Soundsupply works like a lot of “flash sale” websites, where we bundle together a high value product and sell it for a short period of time at a ridiculous discount. For us, it’s 10 albums for 10 days for 15 dollars. It’s a high quality digital bundle full of amazing albums. The theory is that if you like even one band, it was worth your time and money.

You’re curators of sound. What goes into assembling a Soundsupply “drop?”
In reality, we sit on computers a lot, listening to a ton of music, sending a lot of emails and designing (and redesigning) every aspect to showcase the drop. If we romanticize it, we feel like we’re playing matchmaker for albums. We try to pick records that are compatible with each other, but also contradictory enough to make the bundle dynamic. We want the relationship to be complicated but perfect, like in “Ghost.” One of the people in the relationship is dead, but love finds a way by putting the dude in Whoopi Goldberg’s body. We’re the digital music equivalent of that.

Words cannot describe the bond between brothers.

Do drops have themes?
So far, the only theme has been “willingness to participate”. The bands from our first drop, generally speaking, have some similar qualities. We chose them because they are doing amazing things that we felt needed an extra spotlight. There’s some talk about developing some themes in future bundles, but we also like the idea of that we provide a wide-enough range of sounds that might challenge someone to go outside of their normal music comfort zone.

How do you find new artists?
We listen to A LOT of music. We have a ton of amazing friends who either play in bands or help us discover new music. We’ve gotten some great response from people who have purchased music from us and then email us to recommend bands that they love. Our favorite part of launching this website is the music community that we created. We love getting emails about cool stuff that’s going on in everyone’s individual local scene.

Soundsupply is a loss leader—artists take a pay cut in hopes of gaining exposure. How do you encourage them to participate?
Honestly, in the beginning we were prepared to do a lot of borderline begging, but the initial response by bands and labels was super encouraging. I think a lot of people recognize the need for some kind of disruption in the music industry. The beauty of technology is that it is supposed to create new avenues for artist exposure, but many times it ends up creating newways to hurt art. Soundsupply aims to help bands while still making them owners of their product—that message was picked up on by some labels right away. The ones that baulked at our setup are in a position where they can’t handle doing anything different with their music, and in the end, it made for a great filter to focus on the labels that are in a position that they can benefit from a new way to showcase their bands.

This isn’t your first venture. What else have you two been up to?
We ran a record label with our friend Jay called Common Cloud Records. Before that, we ran a lemonade stand in a our front yard one time, but we got sidetracked by our Slip ‘N Slide. We don’t have a ton of business experience, but we’re trying to use that to our advantage. We built Soundsupply to do two things: help bands and help music fans. We’re working on Soundsupply as a side project so we can really focus on our goals in ways that we feel are right, without the complication of running it as a full-time business.
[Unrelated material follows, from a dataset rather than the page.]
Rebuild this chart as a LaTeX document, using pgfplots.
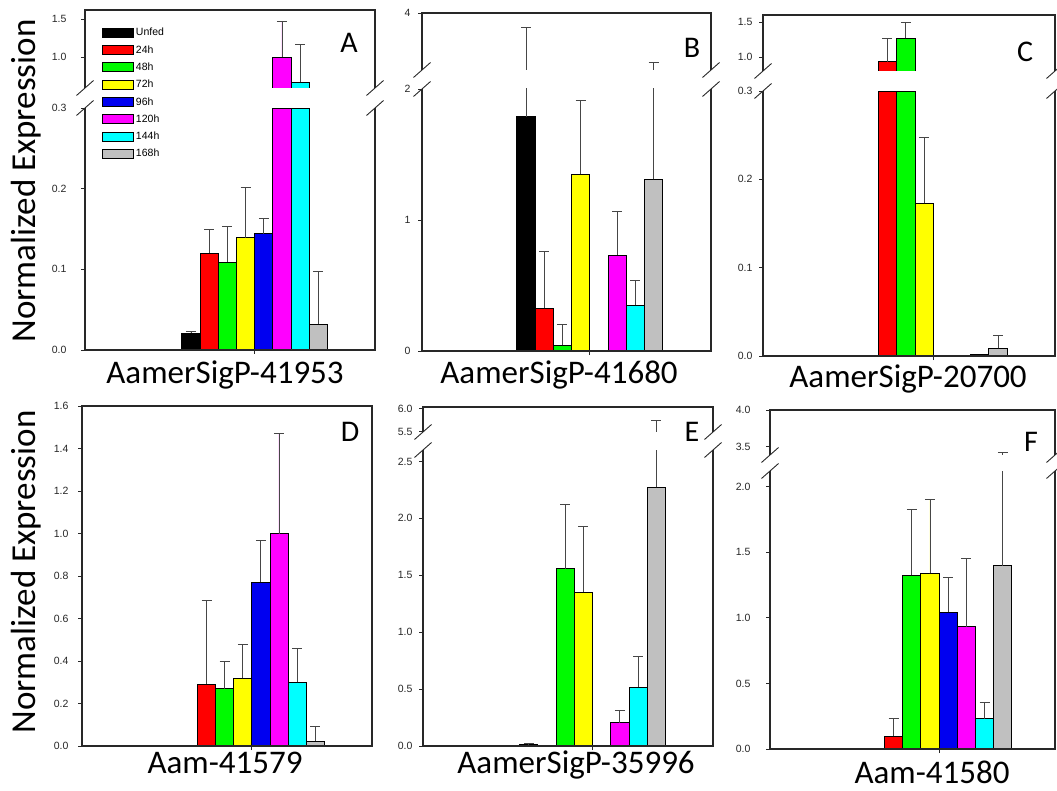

This calls for a toast! The Soundsupply site goes live at 12:01 a.m. and it’s a Baltimore to Ann Arbor FaceTime party.

I love my family, but they sure know how to make me crazy. What’s it like working with your brother?
It’s actually really great. We both know how to push each other’s buttons. Back in the day, that meant unfair torture and scheduled groundings, but today I think it means we know how to get the most out of each other. We know when the other person needs some encouragement and we know when we need to tell the other person that they’re being an idiot. We have similar work styles and similar snack break schedules, so it works out well.

What’s next?
Our plan is to launch the second drop this spring. We received great feedback about new features and different download options that we’re looking into now. From there, we’ve got some crazy, secret ideas for future things we want to try, but ultimately we hope to focus on keeping a consistent schedule of drops, of high quality music, for as long as people are interested.